>> Begin DATA BLOCK
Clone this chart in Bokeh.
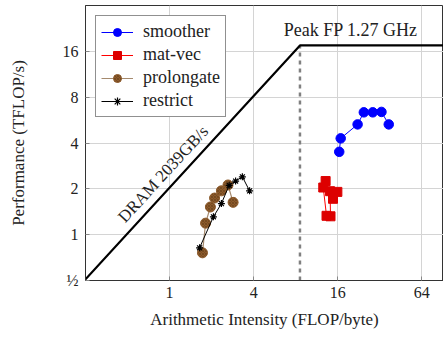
from bokeh.plotting import figure
from bokeh.models import Range1d, FixedTicker, CustomJSTickFormatter, Legend
from bokeh.core.properties import value
from bokeh.embed import file_html
from bokeh.resources import INLINE

# ---- data ----
smoother_x = [16.4, 16.8, 22.2, 24.6, 28.5, 32.9, 37.1]
smoother_y = [3.50, 4.29, 5.30, 6.36, 6.36, 6.40, 5.30]

matvec_x = [13.1, 12.6, 13.3, 14.2, 14.1, 15.9, 14.8]
matvec_y = [2.25, 2.04, 1.33, 1.32, 1.93, 1.91, 1.72]

prolong_x = [1.72, 1.81, 1.96, 2.10, 2.35, 2.62, 2.85]
prolong_y = [0.76, 1.19, 1.52, 1.74, 1.94, 2.12, 1.63]

restrict_x = [1.64, 2.06, 2.35, 2.67, 2.97, 3.32, 3.74]
restrict_y = [0.82, 1.31, 1.60, 2.11, 2.25, 2.40, 1.94]

bandwidth_tb = 2.039   # TB/s (2039 GB/s)
peak_tflops = 17.5
x_ticks = [1, 4, 16, 64]
y_ticks = [0.5, 1, 2, 4, 8, 16]

ridge = peak_tflops / bandwidth_tb
roof_x = [0.25, ridge, 200]
roof_y = [bandwidth_tb * 0.25, peak_tflops, peak_tflops]

FONT = "Liberation Serif"

p = figure(width=443, height=339, x_axis_type="log", y_axis_type="log",
           x_range=Range1d(0.25, 91.5), y_range=Range1d(0.5, 32),
           output_backend="svg", toolbar_location=None,
           min_border_left=85, min_border_right=0, min_border_top=5, min_border_bottom=59)

p.outline_line_color = "#333333"
p.outline_line_width = 1
p.background_fill_color = "white"
p.border_fill_color = "white"

for ax in (p.xaxis[0], p.yaxis[0]):
    ax.major_label_text_font = FONT
    ax.major_label_text_font_size = "16px"
    ax.major_label_text_color = "#222222"
    ax.axis_label_text_font = FONT
    ax.axis_label_text_font_size = "17px"
    ax.axis_label_text_font_style = "normal"
    ax.axis_label_text_color = "#222222"
    ax.major_tick_in = 4
    ax.major_tick_out = 0
    ax.minor_tick_line_color = None
    ax.major_tick_line_color = "#888888"
    ax.axis_line_color = "#333333"
    ax.formatter = CustomJSTickFormatter(code="return tick == 0.5 ? '\u00bd' : String(tick);")

p.xaxis.ticker = FixedTicker(ticks=x_ticks)
p.yaxis.ticker = FixedTicker(ticks=y_ticks)
p.xaxis.axis_label = "Arithmetic Intensity (FLOP/byte)"
p.yaxis.axis_label = "Performance (TFLOP/s)"
p.xaxis.major_label_standoff = 6
p.yaxis.major_label_standoff = 7
p.xaxis.axis_label_standoff = 9
p.yaxis.axis_label_standoff = 32

p.xgrid.grid_line_color = "#d4d4d4"
p.ygrid.grid_line_color = "#d4d4d4"
p.xgrid.ticker = FixedTicker(ticks=x_ticks)
p.ygrid.ticker = FixedTicker(ticks=y_ticks)

# roofline
p.line([ridge, ridge], [0.5, peak_tflops], line_color="#808080", line_width=2.5, line_dash="4 4")
p.line(roof_x, roof_y, line_color="black", line_width=2.2)

p.text(x=[19.8], y=[22.0], text=["Peak FP 1.27 GHz"], text_font=value(FONT),
       text_font_size="18px", text_align="center", text_baseline="middle", text_color="#222222")
p.text(x=[0.90], y=[2.5], text=["DRAM 2039GB/s"], text_font=value(FONT),
       text_font_size="17px", text_align="center", text_baseline="middle", angle=0.827,
       text_color="#222222")

# series
l1 = p.line(smoother_x, smoother_y, line_color="blue", line_width=1)
m1 = p.scatter(smoother_x, smoother_y, marker="circle", size=9.5, fill_color="blue", line_color="blue")

l2 = p.line(matvec_x, matvec_y, line_color="red", line_width=1)
m2 = p.scatter(matvec_x, matvec_y, marker="square", size=9, fill_color="#dd0000", line_color="#dd0000")

l3 = p.line(prolong_x, prolong_y, line_color="#a58a6e", line_width=1.2)
m3 = p.scatter(prolong_x, prolong_y, marker="circle", size=10, fill_color="#8c5a2b", line_color="#8c5a2b",
               hatch_pattern="diagonal_cross", hatch_color="#5e3a16", hatch_scale=3, hatch_alpha=0.5)

l4 = p.line(restrict_x, restrict_y, line_color="black", line_width=1)
m4 = p.scatter(restrict_x, restrict_y, marker="asterisk", size=7, line_color="black", line_width=1.2)

legend = Legend(items=[("smoother", [l1, m1]), ("mat-vec", [l2, m2]),
                       ("prolongate", [l3, m3]), ("restrict", [l4, m4])],
                location="top_left", margin=10)
legend.label_text_font = FONT
legend.label_text_font_size = "18px"
legend.label_text_color = "#222222"
legend.border_line_color = "#222222"
legend.border_line_width = 1
legend.padding = 5
legend.spacing = 2
legend.glyph_width = 32
legend.glyph_height = 20
legend.label_height = 20
legend.label_standoff = 10
legend.background_fill_alpha = 1
p.add_layout(legend)

open("out.html", "w").write(file_html(p, INLINE))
>> End DATA BLOCK
[BRIEF]: Take the lines from the start of the material to the line with "roof_y = [bandwidth_tb", both included, and transcribe them exactly without the pictures.

[COMPLETED EXERCISE]:
Clone this chart in Bokeh.
from bokeh.plotting import figure
from bokeh.models import Range1d, FixedTicker, CustomJSTickFormatter, Legend
from bokeh.core.properties import value
from bokeh.embed import file_html
from bokeh.resources import INLINE

# ---- data ----
smoother_x = [16.4, 16.8, 22.2, 24.6, 28.5, 32.9, 37.1]
smoother_y = [3.50, 4.29, 5.30, 6.36, 6.36, 6.40, 5.30]

matvec_x = [13.1, 12.6, 13.3, 14.2, 14.1, 15.9, 14.8]
matvec_y = [2.25, 2.04, 1.33, 1.32, 1.93, 1.91, 1.72]

prolong_x = [1.72, 1.81, 1.96, 2.10, 2.35, 2.62, 2.85]
prolong_y = [0.76, 1.19, 1.52, 1.74, 1.94, 2.12, 1.63]

restrict_x = [1.64, 2.06, 2.35, 2.67, 2.97, 3.32, 3.74]
restrict_y = [0.82, 1.31, 1.60, 2.11, 2.25, 2.40, 1.94]

bandwidth_tb = 2.039   # TB/s (2039 GB/s)
peak_tflops = 17.5
x_ticks = [1, 4, 16, 64]
y_ticks = [0.5, 1, 2, 4, 8, 16]

ridge = peak_tflops / bandwidth_tb
roof_x = [0.25, ridge, 200]
roof_y = [bandwidth_tb * 0.25, peak_tflops, peak_tflops]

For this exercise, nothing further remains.